In his Note, Lucas Follett explores United States antitrust law and its application to the National Football League’s expansion policy. Under the current NFL Constitution and Bylaws, a vote of three-fourths of current NFL members is able to prevent the entry of any franchise into the NFL, which Lucas argues is effectively the entire market for professional football in the United States. In reviewing cases interpreting U.S. antitrust law and the NFL’s franchise expansion and relocation policies thereunder, Lucas argues that leaving the decision of whether to admit an expansion franchise to a vote of member teams is anticompetitive under the Sherman Act when applying a rule of reason analysis. He also discusses the theory of Parallel Exclusion as a useful analytical tool that would allow courts to consider the anticompetitive effect that challenged conduct has on consumers, and find a violation independent of whether the form of the conduct fits neatly within the bounds of §§ 1 or 2 of the Sherman Act.

Chasing Perfection: Collateral Indications and Ambiguous Debtor Names on Financing Statements Under Article 9 by Eric Sherman

Eric Sherman’s Note explores the nuances of the financing statement, one of the several innovations that Article 9 of the Uniform Commercial Code brought to law governing secured transactions. Just recently, the First and Seventh Circuits heard cases involving two of Article 9’s rules regarding the financing statement: the collateral indication requirement and the debtor name requirement. The courts, however, interpret Article 9’s collateral indication requirement differently when faced with a similar issue, and the First Circuit created a new standard with respect to the debtor name requirement involving a separate but novel issue. Eric argues that Article 9’s collateral indication requirement must not be construed to require third parties to search outside a secured lender's filings to determine what collateral may be subject to a security interest. Further, he argues that when a novel issue arises under Article 9, an interpretation that promotes one or more of the Code's stated purposes should be preferred.

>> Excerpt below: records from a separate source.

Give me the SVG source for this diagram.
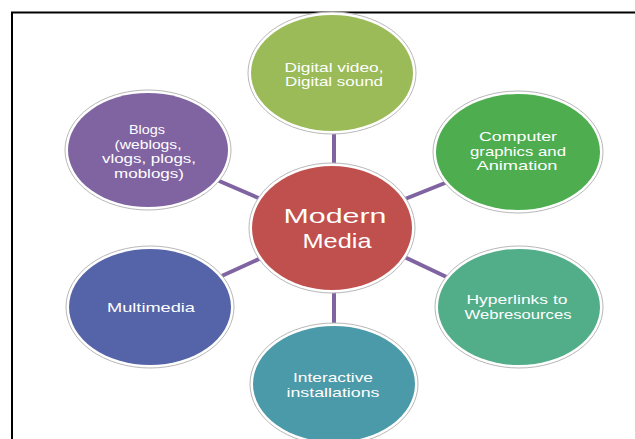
<svg xmlns="http://www.w3.org/2000/svg" width="635" height="439" viewBox="0 0 635 439">
<style>
.ring{fill:#fff;stroke:#b8b8b8;stroke-width:1}
.t{font-family:"Liberation Sans",Arial,sans-serif;font-size:13px;fill:#fff;text-anchor:middle}
.big{font-size:21px}
.conn line{stroke:#8064A2;stroke-width:4}
</style>
<rect width="635" height="439" fill="#fff"/>
<path d="M12 440 V12.5 H636" fill="none" stroke="#000" stroke-width="2"/>
<g class="conn">
<line x1="334" y1="125" x2="334" y2="175"/>
<line x1="210" y1="177" x2="270" y2="203"/>
<line x1="400" y1="201" x2="455" y2="179"/>
<line x1="215" y1="279" x2="270" y2="254"/>
<line x1="398" y1="254" x2="455" y2="281"/>
<line x1="334" y1="280" x2="334" y2="330"/>
</g>
<g id="node-digital">
<ellipse class="ring" cx="332" cy="73" rx="84" ry="61"/>
<ellipse cx="332" cy="73" rx="81" ry="58" fill="#9BBB59"/>
<text class="t" x="334" y="71.5" textLength="99" lengthAdjust="spacingAndGlyphs">Digital video,</text>
<text class="t" x="334" y="86" textLength="98" lengthAdjust="spacingAndGlyphs">Digital sound</text>
</g>
<g id="node-blogs">
<ellipse class="ring" cx="148" cy="150" rx="83" ry="60"/>
<ellipse cx="148" cy="150" rx="80" ry="57" fill="#8064A2"/>
<text class="t" x="147" y="134" textLength="36" lengthAdjust="spacingAndGlyphs">Blogs</text>
<text class="t" x="148" y="148.5" textLength="67" lengthAdjust="spacingAndGlyphs">(weblogs,</text>
<text class="t" x="149" y="163" textLength="94" lengthAdjust="spacingAndGlyphs">vlogs, plogs,</text>
<text class="t" x="149" y="177.5" textLength="70" lengthAdjust="spacingAndGlyphs">moblogs)</text>
</g>
<g id="node-computer">
<ellipse class="ring" cx="518" cy="152" rx="85" ry="61"/>
<ellipse cx="518" cy="152" rx="82" ry="58" fill="#4DAD4F"/>
<text class="t" x="518" y="141" textLength="78" lengthAdjust="spacingAndGlyphs">Computer</text>
<text class="t" x="518" y="155.5" textLength="96" lengthAdjust="spacingAndGlyphs">graphics and</text>
<text class="t" x="517" y="170" textLength="81" lengthAdjust="spacingAndGlyphs">Animation</text>
</g>
<g id="node-multimedia">
<ellipse class="ring" cx="150" cy="307" rx="84" ry="61"/>
<ellipse cx="150" cy="307" rx="81" ry="58" fill="#5564A8"/>
<text class="t" x="151" y="312" textLength="88" lengthAdjust="spacingAndGlyphs">Multimedia</text>
</g>
<g id="node-hyperlinks">
<ellipse class="ring" cx="519" cy="307" rx="84" ry="61"/>
<ellipse cx="519" cy="307" rx="81" ry="58" fill="#52AD89"/>
<text class="t" x="517" y="304" textLength="101" lengthAdjust="spacingAndGlyphs">Hyperlinks to</text>
<text class="t" x="518" y="318.5" textLength="107" lengthAdjust="spacingAndGlyphs">Webresources</text>
</g>
<g id="node-interactive">
<ellipse class="ring" cx="334" cy="384" rx="84" ry="61"/>
<ellipse cx="334" cy="384" rx="81" ry="58" fill="#4B9AA9"/>
<text class="t" x="333" y="382" textLength="80" lengthAdjust="spacingAndGlyphs">Interactive</text>
<text class="t" x="333" y="396.5" textLength="93" lengthAdjust="spacingAndGlyphs">installations</text>
</g>
<g id="node-center">
<ellipse class="ring" cx="332" cy="228" rx="83" ry="65"/>
<ellipse cx="332" cy="228" rx="80" ry="62" fill="#C0504D"/>
<text class="t big" x="335" y="223" textLength="103" lengthAdjust="spacingAndGlyphs">Modern</text>
<text class="t big" x="337" y="248" textLength="69" lengthAdjust="spacingAndGlyphs">Media</text>
</g>
</svg>
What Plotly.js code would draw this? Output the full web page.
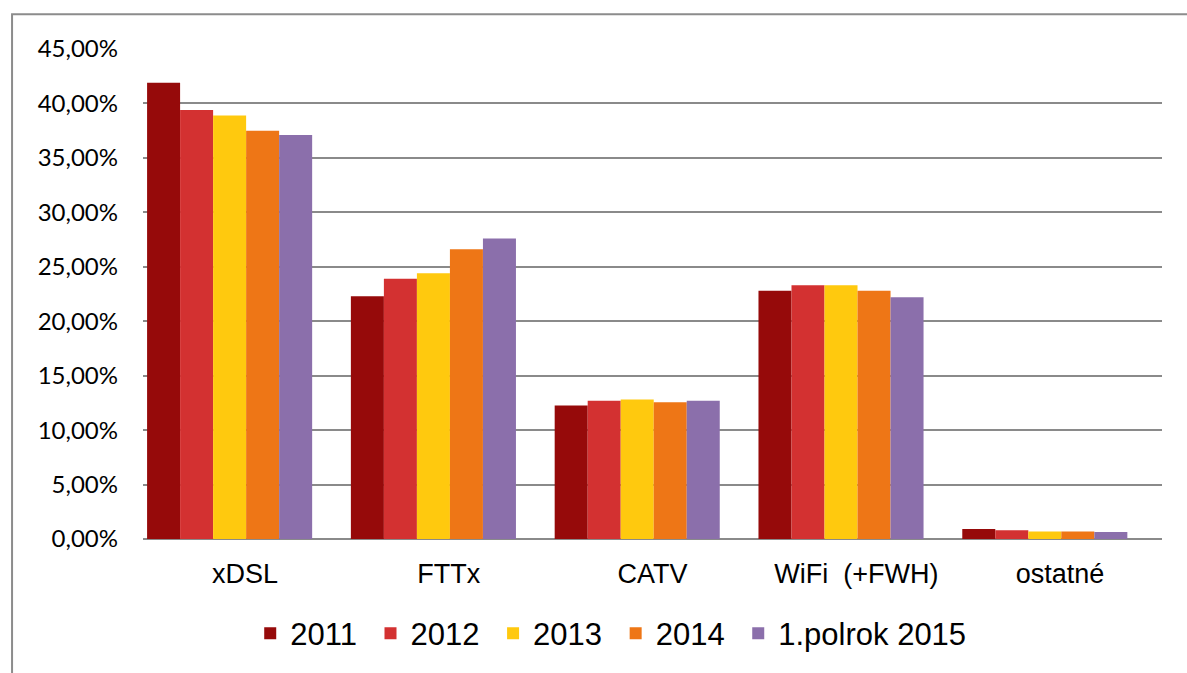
<!DOCTYPE html>
<html>
<head>
<meta charset="utf-8">
<script src="https://cdn.plot.ly/plotly-3.0.1.min.js"></script>
<style>
  html, body { margin: 0; padding: 0; background: #fff; }
  #chart { width: 1187px; height: 673px; }
</style>
</head>
<body>
<div id="chart"></div>
<script>
const categories = ["xDSL", "FTTx", "CATV", "WiFi  (+FWH)", "ostatné"];
const seriesNames = ["2011", "2012", "2013", "2014", "1.polrok 2015"];
const v2011 = [41.9, 22.3, 12.25, 22.8, 0.92];
const v2012 = [39.4, 23.9, 12.7, 23.3, 0.80];
const v2013 = [38.9, 24.4, 12.8, 23.3, 0.70];
const v2014 = [37.5, 26.6, 12.55, 22.8, 0.70];
const v2015 = [37.1, 27.6, 12.7, 22.2, 0.65];
const colors = ["#960a0a", "#d33131", "#ffc90e", "#ee7616", "#8b6fab"];

const allValues = [v2011, v2012, v2013, v2014, v2015];

// excel leaves room for a 6th (empty) slot, so bars sit left of the label
const barW = 0.162;
const traces = allValues.map((vals, i) => ({
  type: "bar",
  // trailing nbsp widens the gap between legend entries a bit
  name: i < allValues.length - 1 ? seriesNames[i] + "\u00a0" : seriesNames[i],
  x: categories,
  y: vals,
  width: barW,
  offset: -0.48 + i * barW,
  marker: { color: colors[i], line: { width: 0 } },
  hoverinfo: "x+y+name"
}));

const layout = {
  width: 1187,
  height: 673,
  margin: { l: 143, r: 25, t: 49, b: 132 },
  paper_bgcolor: "#fff",
  plot_bgcolor: "#fff",
  separators: ", ",
  showlegend: true,
  legend: {
    orientation: "h",
    x: 0.459,
    xanchor: "center",
    y: -0.193,
    yanchor: "middle",
    font: { family: "Liberation Sans, Arial, sans-serif", size: 31, color: "#000" },
    traceorder: "normal"
  },
  xaxis: {
    type: "category",
    showgrid: false,
    showline: false,
    ticks: "",
    ticklabelstandoff: 16,
    tickfont: { family: "Liberation Sans, Arial, sans-serif", size: 27, color: "#000" },
    fixedrange: true
  },
  yaxis: {
    range: [0, 45],
    dtick: 5,
    tick0: 0,
    tickformat: ".2f",
    ticksuffix: "%",
    showgrid: true,
    gridcolor: "#8a8a8a",
    gridwidth: 2,
    zeroline: true,
    zerolinecolor: "#8a8a8a",
    zerolinewidth: 2,
    showline: false,
    ticks: "",
    ticklabelstandoff: 24,
    tickfont: { family: "Lato, Liberation Sans, sans-serif", size: 24, color: "#000" },
    fixedrange: true
  },
  shapes: [{
    type: "rect",
    xref: "paper", yref: "paper",
    x0: -0.1285, x1: 1.2,
    y0: -0.5, y1: 1.0711,
    line: { color: "#8c8c8c", width: 2 },
    fillcolor: "rgba(0,0,0,0)",
    layer: "below"
  }]
};

Plotly.newPlot("chart", traces, layout, { displayModeBar: false, staticPlot: true });
</script>
</body>
</html>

Repaving Route 128: How New Legislation in Massachusetts Impacts the Noncompete Debate by Michael G. Feblowitz

Michael Feblowitz’s Note examines the Massachusetts Noncompetition Agreement Act, which was enacted in 2018 with the goal of limiting the enforcement of noncompetition agreements for departing employees. His Note revisits an oft-cited article in which one scholar identified Massachusetts’s high enforcement of noncompetes as the primary cause of the Route 128 business district’s relative downfall compared to Silicon Valley. He explores this comparison in light of the new legislation and scrutinizes the Massachusetts law in the context of the region’s history. Michael argues that the Massachusetts Noncompetition Agreement Act sets a useful example for states looking to rewrite their employee noncompete laws, but that it leaves several important issues unresolved.